I don’t spend cash on promises. I don’t recommend anyone else does, either.

There’s absolutely a way for Nvidia to make a case for the RTX family: Release better ray tracing performance information. Yes, it’s early days and yes, Nvidia has to work out the details of such releases with its partners, but there is nothing wrong with asking a company to provide proof that its products will perform like it says they will. If reviewers are being overly pessimistic in their evaluation of RTX’s performance hit, Nvidia can fix that simply by being more open about what their performance expectations are.

But Nvidia hasn’t made that case yet — at least, not to me. I’d love for the company to do so. I investigated ray tracing back in 2012 because I was curious about what the technology could do for gaming, and integrating it into rasterized engines could indeed allow for a ‘best of both worlds’ hybrid approach.

It wouldn’t surprise me if Nvidia let the GTX 1080 fall out of market while leaving the 1070 or 1070 Ti to anchor lower price points, which means gamers that don’t pick up a 1080 now ($439 at Newegg) may be stuck with an RTX 2070, period. It’s hard to get a sense for how well Turing might be selling — at Newegg, the top seller, as of this writing, is an RTX 2080. At Amazon, a GTX 1080 Ti is in Spot #8, while the first Turing card doesn’t show up until #18. We haven’t been monitoring either site over the last week and the previous days aren’t archived at the Internet Archive, but sales figures seem to point in opposite directions at Amazon versus Newegg, with the former overwhelmingly dominated by 10-series cards and the latter showing more competition for Turing, though the 10 series remains strong competition at Newegg as well.

Conclusion-ish

After reconsidering the RTX 2070 at the appropriate price point, our guidance is this: If you can afford the cost increase and do not care whether the RTX features pan out, the RTX 2070 will deliver a performance improvement over the 1070 that is mostly in-line with what you’ll be asked to pay for it.

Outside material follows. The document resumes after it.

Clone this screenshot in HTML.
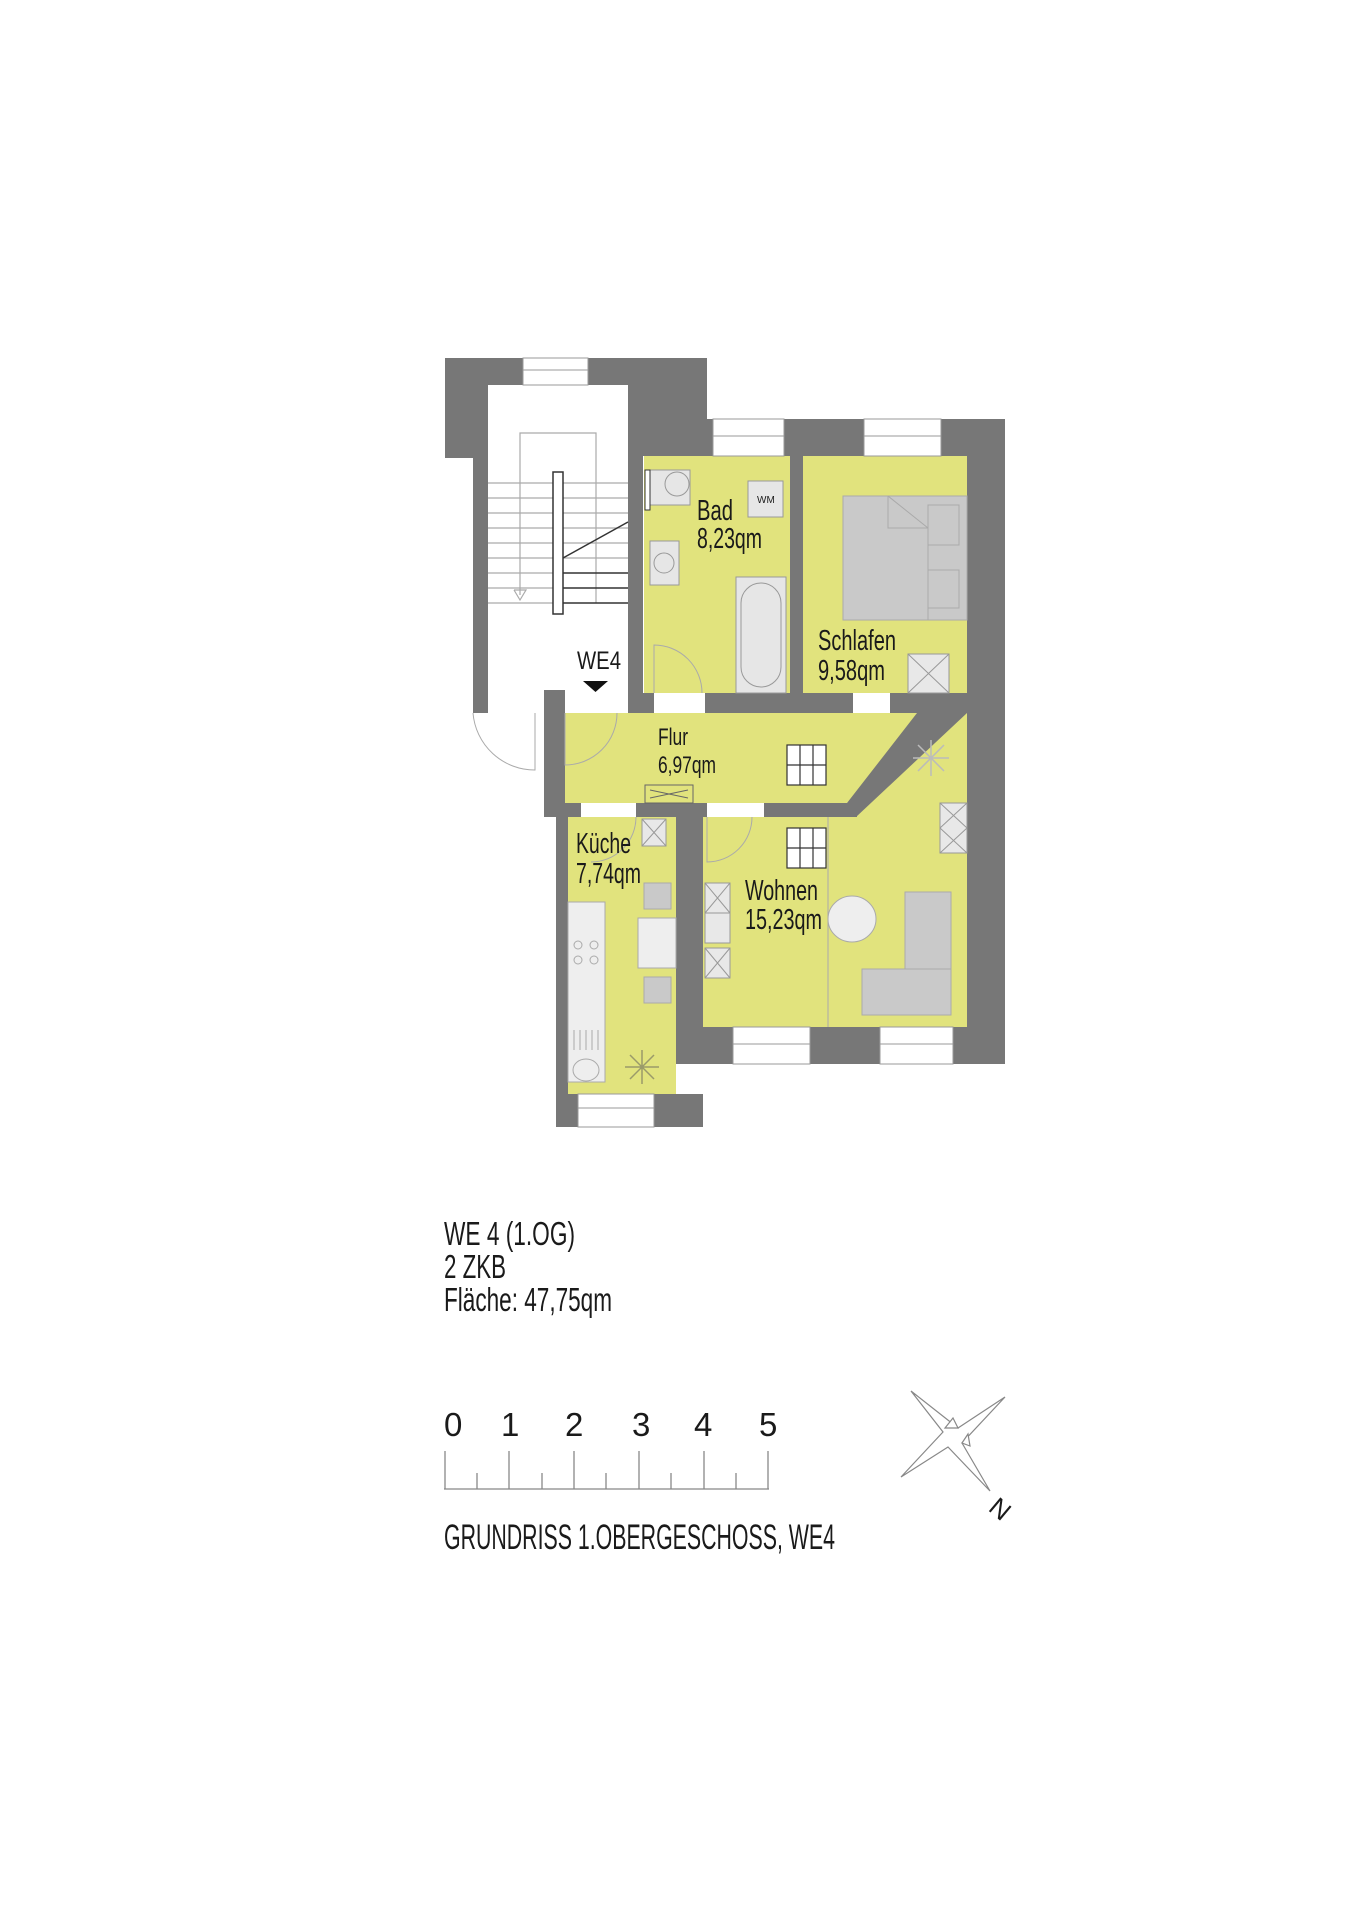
<!DOCTYPE html>
<html><head><meta charset="utf-8"><style>
html,body{margin:0;padding:0;background:#fff;}
svg{display:block;}
text{font-family:"Liberation Sans Narrow","Liberation Sans",sans-serif;fill:#1a1a1a;}
</style></head><body>
<svg width="1358" height="1920" viewBox="0 0 1358 1920" xmlns="http://www.w3.org/2000/svg">
<rect width="1358" height="1920" fill="#fff"/>
<!-- rooms yellow -->
<g fill="#e1e37d">
<rect x="644" y="456" width="146" height="237"/>
<rect x="803" y="456" width="164" height="237"/>
<polygon points="565,713 929,713 847,803 565,803"/>
<polygon points="703,817 856,817 941,713 967,713 967,1027 703,1027"/>
<rect x="568" y="817" width="108" height="277"/>
</g>
<!-- walls -->
<g fill="#777777">
<!-- stair block -->
<polygon points="445,358 523,358 523,385 488,385 488,713 473,713 473,458 445,458"/>
<polygon points="588,358 707,358 707,419 1005,419 1005,1064 967,1064 967,456 643,456 643,713 628,713 628,385 588,385"/>
<!-- top windows cut later -->
<rect x="790" y="456" width="13" height="237"/>
<rect x="643" y="693" width="324" height="20"/>
<rect x="544" y="690" width="21" height="127"/>
<rect x="544" y="803" width="313" height="14"/>
<polygon points="917,713 967,713 856,817 840,817 840,803 847,803"/>
<rect x="556" y="817" width="12" height="310"/>
<rect x="676" y="817" width="27" height="247"/>
<rect x="556" y="1094" width="147" height="33"/>
<rect x="703" y="1027" width="302" height="37"/>
</g>
<!-- openings / windows (white) -->
<g fill="#fff" stroke="#9a9a9a" stroke-width="1">
<rect x="523" y="358" width="65" height="27"/>
<rect x="713" y="419" width="71" height="37"/>
<rect x="864" y="419" width="77" height="37"/>
<rect x="578" y="1094" width="76" height="33"/>
<rect x="733" y="1027" width="77" height="37"/>
<rect x="880" y="1027" width="73" height="37"/>
</g>
<g stroke="#9a9a9a" stroke-width="1">
<line x1="523" y1="370" x2="588" y2="370"/><line x1="713" y1="436" x2="784" y2="436"/>
<line x1="864" y1="436" x2="941" y2="436"/><line x1="578" y1="1108" x2="654" y2="1108"/>
<line x1="733" y1="1044" x2="810" y2="1044"/><line x1="880" y1="1044" x2="953" y2="1044"/>
</g>
<g fill="#fff"><rect x="654" y="693" width="51" height="20"/><rect x="853" y="693" width="37" height="20"/>
<rect x="565" y="690" width="63" height="23"/>
<rect x="581" y="803" width="55" height="14"/><rect x="707" y="803" width="57" height="14"/></g>
<!-- stairs -->
<g stroke="#aaa" stroke-width="1.2" fill="none">
<line x1="488" y1="483" x2="628" y2="483"/><line x1="488" y1="498" x2="628" y2="498"/>
<line x1="488" y1="513" x2="628" y2="513"/><line x1="488" y1="528" x2="628" y2="528"/>
<line x1="488" y1="543" x2="628" y2="543"/><line x1="488" y1="558" x2="628" y2="558"/>
<line x1="488" y1="573" x2="553" y2="573"/><line x1="488" y1="588" x2="553" y2="588"/>
<line x1="488" y1="603" x2="553" y2="603"/>
<polyline points="520,595 520,433 596,433 596,603"/>
<polyline points="514,590 520,600 526,590 514,590"/>
</g>
<g stroke="#333" stroke-width="1.5"><line x1="563" y1="558" x2="628" y2="522"/>
<line x1="563" y1="573" x2="628" y2="573"/><line x1="563" y1="588" x2="628" y2="588"/><line x1="563" y1="603" x2="628" y2="603"/></g>
<rect x="553" y="472" width="10" height="142" fill="#fff" stroke="#333" stroke-width="1.5"/>
<!-- doors -->
<g stroke="#aaa" stroke-width="1" fill="none">
<path d="M473 713 A 62 62 0 0 0 535 770 L535 713"/>
<path d="M654 693 L654 645 A 48 48 0 0 1 702 693"/>
<path d="M565 713 L565 765 A 52 52 0 0 0 617 713"/>
<path d="M707 817 L707 862 A 45 45 0 0 0 752 817"/>
<path d="M636 817 A 45 45 0 0 1 591 862"/>
<line x1="828" y1="817" x2="828" y2="1027"/>
</g>
<!-- Bad furniture -->
<g fill="#e6e6e6" stroke="#999" stroke-width="1">
<rect x="645" y="470" width="45" height="35"/><circle cx="677" cy="484" r="12"/>
<rect x="748" y="481" width="35" height="36"/>
<rect x="650" y="541" width="29" height="44"/><circle cx="664" cy="563" r="10"/>
<rect x="736" y="577" width="50" height="116"/><rect x="741" y="583" width="40" height="104" rx="20"/>
</g>
<text x="757" y="503" font-size="10" fill="#777">WM</text>
<rect x="645" y="470" width="5" height="40" fill="#fff" stroke="#333"/>
<!-- bed -->
<g fill="#c9c9c9" stroke="#aaa" stroke-width="1">
<rect x="843" y="496" width="124" height="124"/>
<polyline points="888,496 888,528 928,528 928,620" fill="none"/>
<polyline points="888,496 928,528" fill="none"/>
<rect x="928" y="505" width="31" height="40"/><rect x="928" y="570" width="31" height="38"/>
</g>
<!-- X boxes -->
<g fill="#e8e8e8" stroke="#999" stroke-width="1">
<rect x="908" y="654" width="41" height="39"/><rect x="642" y="819" width="24" height="27"/>
<rect x="940" y="803" width="27" height="50"/>
<rect x="705" y="883" width="25" height="30"/><rect x="705" y="913" width="25" height="30"/><rect x="705" y="948" width="25" height="30"/>
</g>
<g stroke="#999" stroke-width="1">
<path d="M908 654 L949 693 M949 654 L908 693 M642 819 L666 846 M666 819 L642 846 M940 803 L967 828 M967 803 L940 828 M940 828 L967 853 M967 828 L940 853 M705 883 L730 913 M730 883 L705 913 M705 948 L730 978 M730 948 L705 978"/>
</g>
<!-- stair boxes -->
<g fill="#fff" stroke="#333" stroke-width="1.2">
<rect x="787" y="745" width="39" height="40"/><rect x="787" y="828" width="39" height="40"/>
</g>
<g stroke="#333" stroke-width="1.2"><path d="M800 745 V785 M813 745 V785 M787 765 H826 M800 828 V868 M813 828 V868 M787 848 H826"/></g>
<!-- radiator -->
<g stroke="#666" stroke-width="1" fill="none"><rect x="645" y="785" width="48" height="18"/><path d="M650 790 L688 798 M650 798 L688 790"/></g>
<!-- Wohnen furniture -->
<ellipse cx="852" cy="919" rx="24" ry="23" fill="#eee" stroke="#aaa"/>
<g fill="#c9c9c9" stroke="#aaa"><rect x="905" y="892" width="46" height="123"/><rect x="862" y="969" width="89" height="46"/></g>
<g stroke="#bbb" stroke-width="1.5" fill="none"><path d="M931 740 L931 776 M913 758 L949 758 M918 745 L944 771 M944 745 L918 771"/>
<path d="M642 1050 L642 1084 M625 1067 L659 1067 M630 1055 L654 1079 M654 1055 L630 1079" stroke="#9a9a6a"/></g>
<!-- kitchen -->
<g fill="#eee" stroke="#aaa"><rect x="568" y="902" width="37" height="180"/>
<rect x="638" y="918" width="38" height="50"/></g>
<g fill="#c9c9c9" stroke="#aaa"><rect x="644" y="883" width="27" height="26"/><rect x="644" y="977" width="27" height="26"/></g>
<g stroke="#aaa" fill="none"><circle cx="578" cy="945" r="4"/><circle cx="594" cy="945" r="4"/><circle cx="578" cy="960" r="4"/><circle cx="594" cy="960" r="4"/>
<ellipse cx="586" cy="1070" rx="13" ry="11"/><path d="M574 1030 V1050 M580 1030 V1050 M586 1030 V1050 M592 1030 V1050 M598 1030 V1050"/></g>
<!-- WE4 -->
<text x="577" y="669" font-size="25" textLength="44" lengthAdjust="spacingAndGlyphs">WE4</text>
<polygon points="583,681 608,681 595.5,692" fill="#111"/>
<!-- labels -->
<g font-size="29">
<text x="697" y="520" textLength="36" lengthAdjust="spacingAndGlyphs">Bad</text>
<text x="697" y="548" textLength="65" lengthAdjust="spacingAndGlyphs">8,23qm</text>
<text x="818" y="650" textLength="78" lengthAdjust="spacingAndGlyphs">Schlafen</text>
<text x="818" y="680" textLength="67" lengthAdjust="spacingAndGlyphs">9,58qm</text>
<text x="576" y="853" textLength="55" lengthAdjust="spacingAndGlyphs">Küche</text>
<text x="576" y="883" textLength="65" lengthAdjust="spacingAndGlyphs">7,74qm</text>
<text x="745" y="900" textLength="73" lengthAdjust="spacingAndGlyphs">Wohnen</text>
<text x="745" y="929" textLength="77" lengthAdjust="spacingAndGlyphs">15,23qm</text>
</g>
<g font-size="24">
<text x="658" y="745" textLength="30" lengthAdjust="spacingAndGlyphs">Flur</text>
<text x="658" y="773" textLength="58" lengthAdjust="spacingAndGlyphs">6,97qm</text>
</g>
<!-- info -->
<g font-size="33">
<text x="444" y="1245" textLength="131" lengthAdjust="spacingAndGlyphs">WE 4 (1.OG)</text>
<text x="444" y="1278" textLength="62" lengthAdjust="spacingAndGlyphs">2 ZKB</text>
<text x="444" y="1311" textLength="168" lengthAdjust="spacingAndGlyphs">Fläche: 47,75qm</text>
<text x="444" y="1436">0</text><text x="501" y="1436">1</text><text x="565" y="1436">2</text>
<text x="632" y="1436">3</text><text x="694" y="1436">4</text><text x="759" y="1436">5</text>
<text x="444" y="1549" font-size="35" textLength="391" lengthAdjust="spacingAndGlyphs">GRUNDRISS 1.OBERGESCHOSS, WE4</text>
</g>
<g stroke="#888" stroke-width="1.3">
<line x1="444" y1="1489" x2="769" y2="1489"/>
<path d="M445 1451 V1489 M509 1451 V1489 M574 1451 V1489 M639 1451 V1489 M704 1451 V1489 M768 1451 V1489 M477 1473 V1489 M542 1473 V1489 M606 1473 V1489 M671 1473 V1489 M736 1473 V1489"/>
</g>
<!-- compass -->
<g fill="#fff" stroke="#888" stroke-width="1.2">
<polygon points="911,1391 958,1428 1005,1397 962,1443 990,1491 948,1447 901,1477 943,1432"/>
<polygon points="953,1418 958,1428 945,1428" /><polygon points="968,1434 962,1443 970,1446"/>
</g>
<text x="990" y="1518" font-size="26" transform="rotate(40 1000 1510)">N</text>
</svg>
</body></html>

If you actually care about ray tracing, can afford a $500 GPU, and wish to make certain that you purchase a card that can deliver this feature, we do not recommend the RTX 2070, for the sole reason that Nvidia has not yet demonstrated that it will. Once Nvidia has made that demonstration if the card’s price and features are attractive to you, pull the trigger.

If you absolutely in need of a new GPU and cannot afford a $500 card, we recommend either buying a used card (for short-term purposes while waiting to see if NV has 7nm GPUs coming in 2019 and/or what Turing RTX performance will actually look like) or buying the least expensive new card you can afford at a reasonable performance level and banking the rest towards a higher-end GPU once these questions are answered. And keep in mind, Pascal and AMD’s Polaris are both still capable of providing solid midrange performance, even if the 10-series and Vega no longer represent the latest and greatest in GPU technology.